Welcome to Three Solutions to the Basel Problem. In this Calculus II honors project, we will look at
- the convergence of the Basel series\[1 + \frac{1}{4} + \frac{1}{9} + \frac{1}{16} + \frac{1}{25} + \cdots = \sum_{n=1}^{\infty} \frac{1}{n^2}.\]
- differentiation under the integral sign.
- Fourier series and Parseval's identity.
- Euler's solution via Weierstrass factorization.
I believe that given your strong calculus backgrounds, solving the Basel problem using the above tools is within reach. But, you will have to think. Not all the covered material will be results or techniques you have previously seen, so some assignments may seem daunting. That being said, I will do my best to guide you through each solution at a comfortable pace.

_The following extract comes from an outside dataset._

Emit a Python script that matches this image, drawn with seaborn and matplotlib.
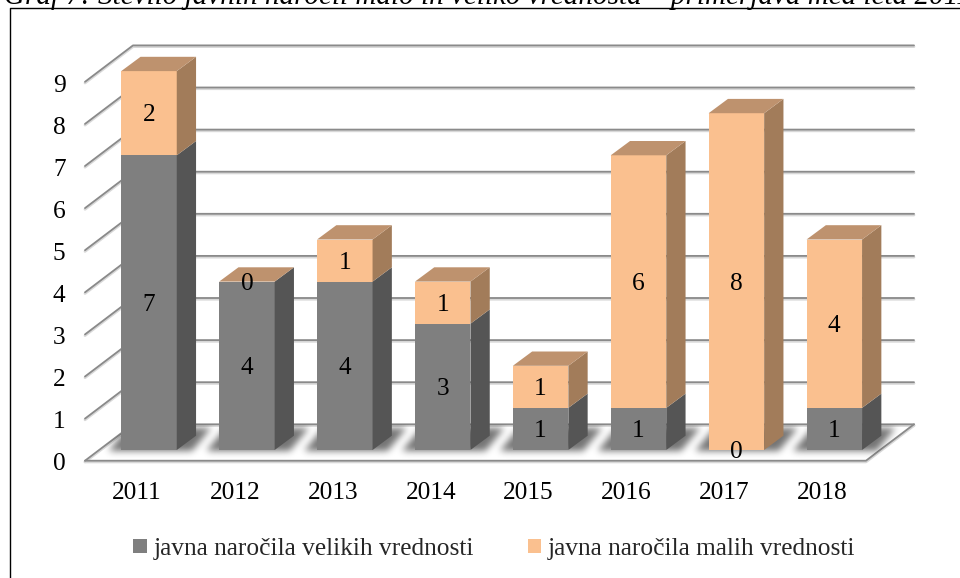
import matplotlib
matplotlib.use('Agg')
import matplotlib.pyplot as plt
from matplotlib.lines import Line2D
from matplotlib.patches import Polygon
from matplotlib.path import Path
from matplotlib.transforms import ScaledTranslation
import numpy as np
import seaborn as sns

years = ['2011', '2012', '2013', '2014', '2015', '2016', '2017', '2018']
large_orders = [7, 4, 4, 3, 1, 1, 0, 1]
small_orders = [2, 0, 1, 1, 1, 6, 8, 4]
y_ticks = [0, 1, 2, 3, 4, 5, 6, 7, 8, 9]
large_label = 'javna naročila velikih vrednosti'
small_label = 'javna naročila malih vrednosti'
title = 'Graf 7: Število javnih naročil malo in veliko vrednosta – primerjava med leta 2011'

GRAY, GRAY_SIDE = '#7F7F7F', '#555555'
ORANGE, ORANGE_SIDE, ORANGE_TOP = '#FAC08F', '#A27C5A', '#BE926E'
FONT = 'Liberation Serif'
FS = 18.3

# px per unit and depth of the fake 3d
PX_X, PX_Y = 97.9, 42.1
BAR_DX, BAR_DY = 19.3 / PX_X, 14.3 / PX_Y
WALL_DX, WALL_UP, FRONT_DOWN = 48 / PX_X, 25.7 / PX_Y, 10.7 / PX_Y

sns.set_theme(style='white')
plt.rcParams['font.family'] = [FONT, 'DejaVu Serif']

fig = plt.figure(figsize=(9.6, 5.78), dpi=100)
ax = fig.add_axes([85 / 960, (578 - 460.7) / 578, (914 - 85) / 960, (460.7 - 45) / 578])

sns.barplot(x=years, y=large_orders, color=GRAY, saturation=1, width=0.567,
            label=large_label, linewidth=0, zorder=3, ax=ax)
sns.barplot(x=years, y=small_orders, bottom=large_orders, color=ORANGE, saturation=1, width=0.567,
            label=small_label, linewidth=0, zorder=3, ax=ax)

x_left = (85 - 149) / PX_X
x_right = (914 - 149) / PX_X
y_low, y_high = -FRONT_DOWN, (450 - 45) / PX_Y
sns.despine(ax=ax, left=True, bottom=True)


def grid_line(xs, ys):
    ax.plot(xs, [y - 1.2 / PX_Y for y in ys], color='#D8D8D8', lw=2.0, zorder=1,
            clip_on=False, solid_capstyle='round')
    ax.plot(xs, ys, color='#8A8A8A', lw=1.3, zorder=1.2, clip_on=False, solid_capstyle='round')


# walls and floor
for v in y_ticks:
    grid_line([x_left, x_left + WALL_DX, x_right], [v - FRONT_DOWN, v + WALL_UP, v + WALL_UP])
grid_line([x_left, x_right - WALL_DX, x_right], [-FRONT_DOWN, -FRONT_DOWN, WALL_UP])

floor = Polygon([(x_left, -FRONT_DOWN), (x_right - WALL_DX, -FRONT_DOWN),
                 (x_right, WALL_UP), (x_left + WALL_DX, WALL_UP)], closed=True,
                facecolor='none', edgecolor='none')
ax.add_patch(floor)

# soft shadow under the bars, blurred on a 1px grid
grid_x = np.linspace(x_left, x_right, 829)
grid_y = np.linspace(y_low, y_high, 416)
xx, yy = np.meshgrid(grid_x, grid_y)
points = np.column_stack([xx.ravel(), yy.ravel()])
mask = np.zeros(xx.shape)
for bar_g in ax.containers[0]:
    x0, x1 = bar_g.get_x(), bar_g.get_x() + bar_g.get_width()
    foot = Path([(x0 - 13 / PX_X, -1 / PX_Y), (x1 + 15 / PX_X, -1 / PX_Y),
                 (x1 + BAR_DX + 15 / PX_X, BAR_DY + 8 / PX_Y), (x0 + BAR_DX - 13 / PX_X, BAR_DY + 8 / PX_Y)])
    mask[foot.contains_points(points).reshape(xx.shape)] = 1
kernel = np.exp(-0.5 * (np.arange(-12, 13) / 3.5) ** 2)
kernel = kernel / kernel.sum()
mask = np.apply_along_axis(lambda r: np.convolve(r, kernel, mode='same'), 1, mask)
mask = np.apply_along_axis(lambda c: np.convolve(c, kernel, mode='same'), 0, mask)
rgba = np.zeros(mask.shape + (4,))
rgba[..., 3] = mask * 0.55
shadow = ax.imshow(rgba, extent=(x_left, x_right, y_low, y_high), origin='lower',
                   aspect='auto', zorder=1.5, interpolation='bilinear')
shadow.set_clip_path(floor)

ax.set_xlim(x_left, x_right)
ax.set_ylim(y_low, y_high)

for bar_g, bar_o in zip(ax.containers[0], ax.containers[1]):
    x0, x1 = bar_g.get_x(), bar_g.get_x() + bar_g.get_width()
    # side faces, top face
    for bar, col in [(bar_g, GRAY_SIDE), (bar_o, ORANGE_SIDE)]:
        y0, y1 = bar.get_y(), bar.get_y() + bar.get_height()
        ax.add_patch(Polygon([(x1, y0), (x1 + BAR_DX, y0 + BAR_DY),
                              (x1 + BAR_DX, y1 + BAR_DY), (x1, y1)],
                             closed=True, facecolor=col, edgecolor='none', zorder=3, clip_on=False))
    top = bar_o.get_y() + bar_o.get_height()
    ax.add_patch(Polygon([(x0, top), (x1, top), (x1 + BAR_DX, top + BAR_DY), (x0 + BAR_DX, top + BAR_DY)],
                         closed=True, facecolor=ORANGE_TOP, edgecolor='none', zorder=3, clip_on=False))

for cont in ax.containers:
    for t in ax.bar_label(cont, label_type='center', fontsize=FS, color='black', family=FONT):
        t.set_zorder(6)
        t.xyann = (0, -1.5)

ax.set_yticks(y_ticks)
ax.tick_params(axis='both', length=0, labelsize=FS, colors='black')
ax.tick_params(axis='y', pad=14)
ax.tick_params(axis='x', pad=15)
y_shift = ScaledTranslation(0, -12 / 100, fig.dpi_scale_trans)
x_shift = ScaledTranslation(-12 / 100, 0, fig.dpi_scale_trans)
for lab in ax.get_yticklabels():
    lab.set_transform(lab.get_transform() + y_shift)
for lab in ax.get_xticklabels():
    lab.set_transform(lab.get_transform() + x_shift)

ax.legend(loc='center', bbox_to_anchor=(494.5 / 960, 1 - 549 / 578), bbox_transform=fig.transFigure,
          ncol=2, frameon=False, fontsize=FS, handlelength=0.52, handleheight=0.52,
          handletextpad=0.28, columnspacing=2.1, borderpad=0)

# frame of the pasted picture and the cut off caption above it
fig.add_artist(Line2D([9.5 / 960, 9.5 / 960, 1], [0, 1 - 8 / 578, 1 - 8 / 578], color='black', lw=1))
fig.text(4 / 960, 1 - 3.5 / 578, title, fontsize=21, style='italic', color='black', va='baseline')

fig.savefig('out.png', dpi=100)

Assignments and Deliverables
This honors project will be based on four problem sets. I strongly encourage you to work together on these, but working independently is fine. In either case, please submit your own work. We will meet semi-regularly to discuss your solutions and any questions.
You will also prepare slides and give a final talk on one of the three solutions.
Problem Sets
- HP02: Differentiation Under the Integral Sign
After confirming the hypotheses of differentiation under the integral sign, you will combine multiple integration techniques to eventually find, using power series, a solution (due to F. L. Freitas) to the Basel problem.
- HP01: Introduction to the Basel Problem
You will use various (familiar) convergence tests for series to get a feel for the Basel series. You will also approximate its sum.